Cath lab vs IR travel

Specialties Travel


  • Specializes in 3 years MS/Tele, 10 years total ICU, 5 travel.

Hello all! I have about 10 years in ICU, 5 of them traveling, and while I won't go into why, I'm about ready to get out (of ICU, still love travel). I know that I will have to stop traveling for at least 2 years to switch specialties. That said, there are 2 hospitals within 30 minutes of home base. Both have openings in cath lab, one has openings in interventional radiology. I find the idea of either one fascinating.

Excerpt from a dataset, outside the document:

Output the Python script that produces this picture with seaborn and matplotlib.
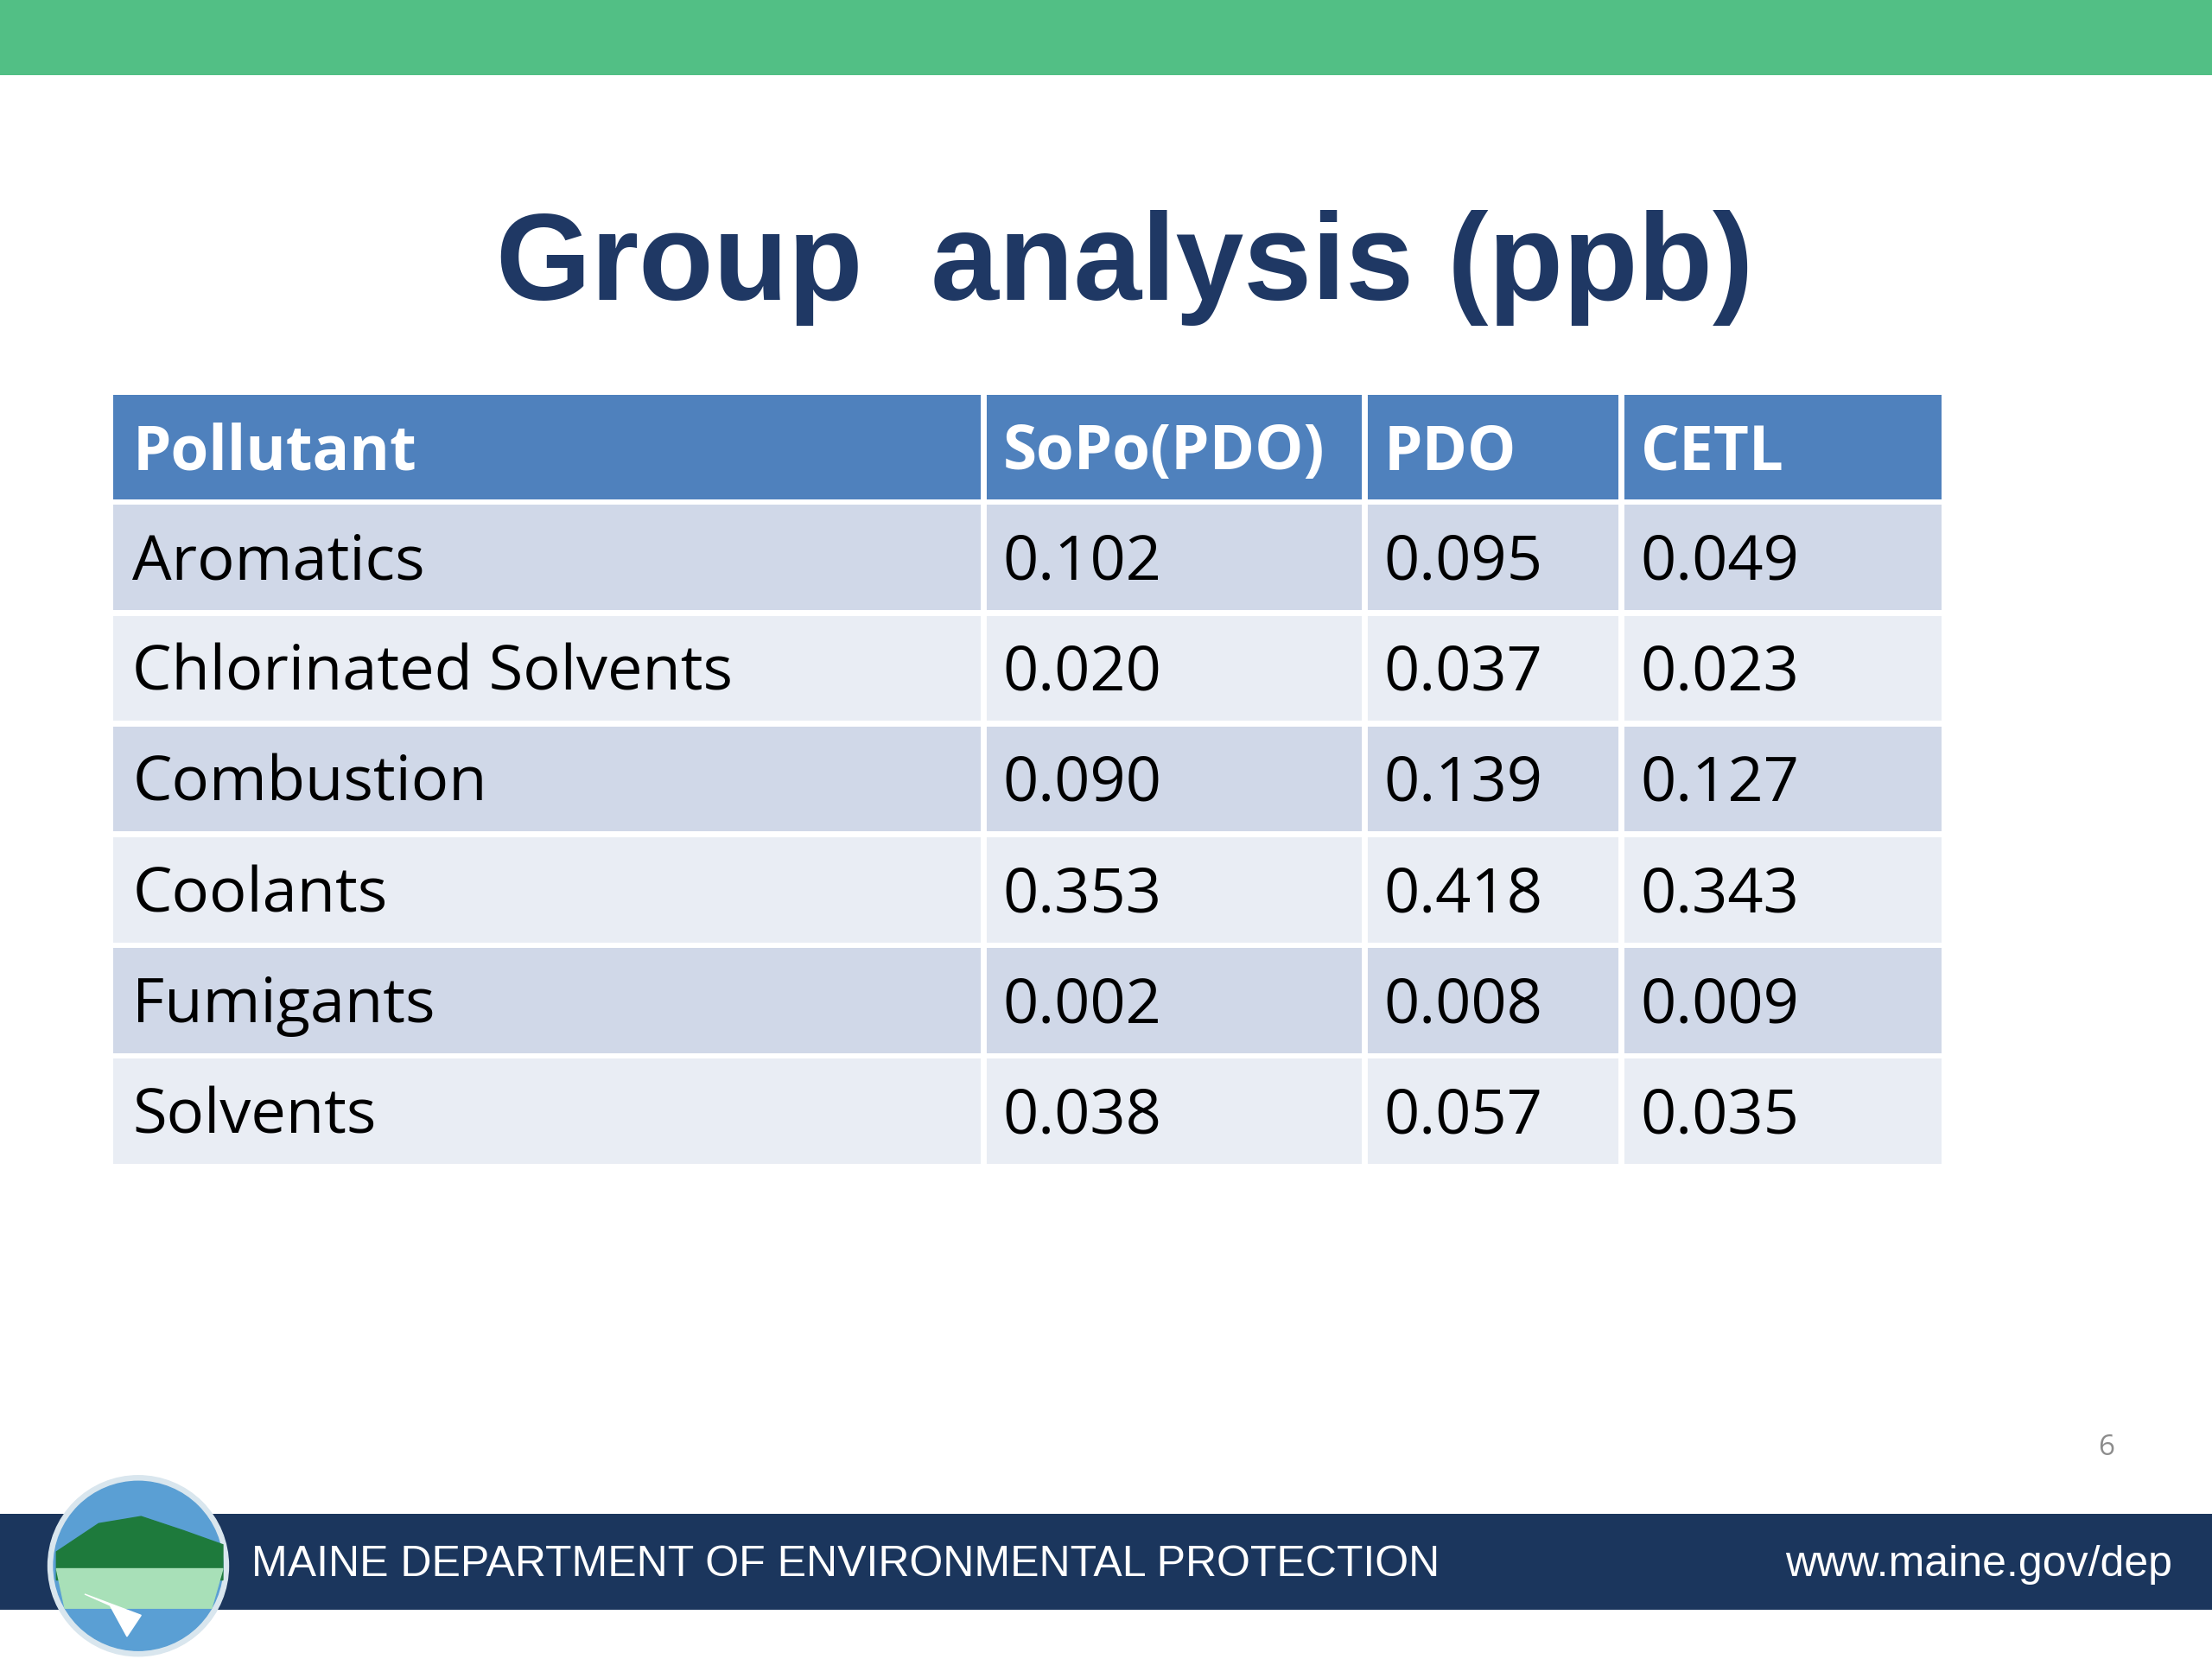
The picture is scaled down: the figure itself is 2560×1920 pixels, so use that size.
import matplotlib
matplotlib.use("Agg")
import matplotlib.pyplot as plt
import seaborn as sns
from matplotlib.patches import Rectangle, Circle, Polygon

sns.set_style("white")
plt.rcParams['font.family'] = ['Open Sans', 'DejaVu Sans']

# Table data
columns = ["Pollutant", "SoPo(PDO)", "PDO", "CETL"]
pollutants = ["Aromatics", "Chlorinated Solvents", "Combustion", "Coolants", "Fumigants", "Solvents"]
sopo_pdo = ["0.102", "0.020", "0.090", "0.353", "0.002", "0.038"]
pdo = ["0.095", "0.037", "0.139", "0.418", "0.008", "0.057"]
cetl = ["0.049", "0.023", "0.127", "0.343", "0.009", "0.035"]

W, H = 1568, 1176
fig = plt.figure(figsize=(25.6, 19.2), dpi=100)
ax = fig.add_axes([0, 0, 1, 1])
ax.set_xlim(0, W)
ax.set_ylim(H, 0)
ax.axis("off")

# top green band
ax.add_patch(Rectangle((0, 0), W, 53, color="#52bf85", lw=0))

ax.text(797, 190, "Group  analysis (ppb)", ha="center", va="center",
        fontsize=102, fontweight="bold", color="#1f3864", family="Liberation Sans")

# table layout
col_edges = [80, 697, 967, 1149, 1376]
header_top, header_h, row_h, gap = 280, 74, 78.5, 4
header_c, odd_c, even_c = "#4f81bd", "#d0d8e8", "#e9edf4"

for j, name in enumerate(columns):
    x0, x1 = col_edges[j], col_edges[j + 1]
    ax.add_patch(Rectangle((x0, header_top), x1 - x0, header_h, color=header_c, lw=0))
    ax.text(x0 + 14, header_top + header_h / 2 + 4, name, ha="left", va="center",
            fontsize=51, fontweight="bold", color="white", family="Open Sans")

cols_data = [pollutants, sopo_pdo, pdo, cetl]
for i in range(len(pollutants)):
    y0 = header_top + header_h + gap + i * row_h
    c = odd_c if i % 2 == 0 else even_c
    for j in range(len(columns)):
        x0, x1 = col_edges[j], col_edges[j + 1]
        ax.add_patch(Rectangle((x0, y0), x1 - x0, row_h - gap, color=c, lw=0))
        ax.text(x0 + 14, y0 + (row_h - gap) / 2 + 4, cols_data[j][i], ha="left", va="center",
                fontsize=52, color="black", family="Open Sans")

# vertical white separators
for x in col_edges[1:-1]:
    ax.plot([x, x], [header_top, header_top + header_h + gap + 6 * row_h], color="white", lw=5)

# page number
ax.text(1493, 1026, "6", ha="center", va="center", fontsize=24, color="#8c8c8c")

# footer band
ax.add_patch(Rectangle((0, 1073), W, 68, color="#1b365d", lw=0))
ax.text(178, 1109, "MAINE DEPARTMENT OF ENVIRONMENTAL PROTECTION", ha="left", va="center",
        fontsize=36, color="white", family="Liberation Sans")
ax.text(1540, 1109, "www.maine.gov/dep", ha="right", va="center",
        fontsize=36, color="white", family="Liberation Sans")

# logo
ax.add_patch(Circle((98, 1110), 64, color="#d9e6ee", zorder=5))
ax.add_patch(Circle((98, 1110), 60, color="#5a9fd4", zorder=6))
ax.add_patch(Polygon([(40, 1100), (70, 1080), (100, 1075), (130, 1085), (158, 1095),
                      (158, 1120), (40, 1120)], color="#1e7a3c", zorder=7))
ax.add_patch(Polygon([(40, 1112), (158, 1112), (150, 1140), (46, 1140)], color="#a8e0b8", zorder=8))
ax.add_patch(Polygon([(60, 1130), (100, 1145), (90, 1160), (78, 1138)], color="white", zorder=9))

fig.savefig("out.png", dpi=100)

 I'm aware that cath lab generally has lots of call, and that seems to be the biggest thing people dislike about it. But I would eventually want to return to traveling after I get enough experience, and I have always seen postings. Cath lab folks, is call really that bad?

It also seems from what I've heard, that IR doesn't have as much call and has more varied cases. But I don't recall having seen a lot of travel needs in that field. For the IR folks here, do you tend to have lots of call, and have you had problems finding assignments? Or are assignments only in the bigger metropolitan areas?

Thank you all for any answers or advice.


1 Article; 5,770 Posts

In the past, demand for cath lab has been so high that they will take ICU travelers. So you might be able to shortcut the staff job. Not trying to talk you out of that, it is the best way to go. Still, not sure about current demand, but again historically huge, which also meant it paid better than most specialties (if you are into money).

Cardiac experience is pretty much a must for the cath lab. One traveler described it to me as CVICU on steroids! Which he loved about it, the challenge of recovering open heart patients wasn't enough.

IR, no heart experience needed at all. To my mind, (other than the clinical heart stuff), both just require some knowledge of sterile back fields (very poor sterile technique in cath labs when I float there), some ability to follow what is happening on the radiology screen, and some knowledge of common procedures and actions to take if things go south.

You are completely correct about call. And you will get called in a lot on call to the cath lab. And yes, that can be quite painful. If you take call at nights (scheduled cases will all be daytime), you may get called in every night. Depends on your tolerance for missed sleep which could be age dependent as well.

And of course, you have to be willing to wear heavy and hot lead overcoats (or jacket and skirt) and thyroid protection much of the time. Some wear lead glass eye protection as well. And a mask and head covering (to maintain sterile field).

And work in a darkened room watching monitors. You certainly have to love the work! I'd suggest shadowing a nurse to figure that out before agreeing to a staff job. I've never actually talked to a cath lab nurse who hated it, so my thoughts are based on normal prudence for such a big change, not really negative.

Specializes in ICU nephrology.

very interesting and realistic comments above.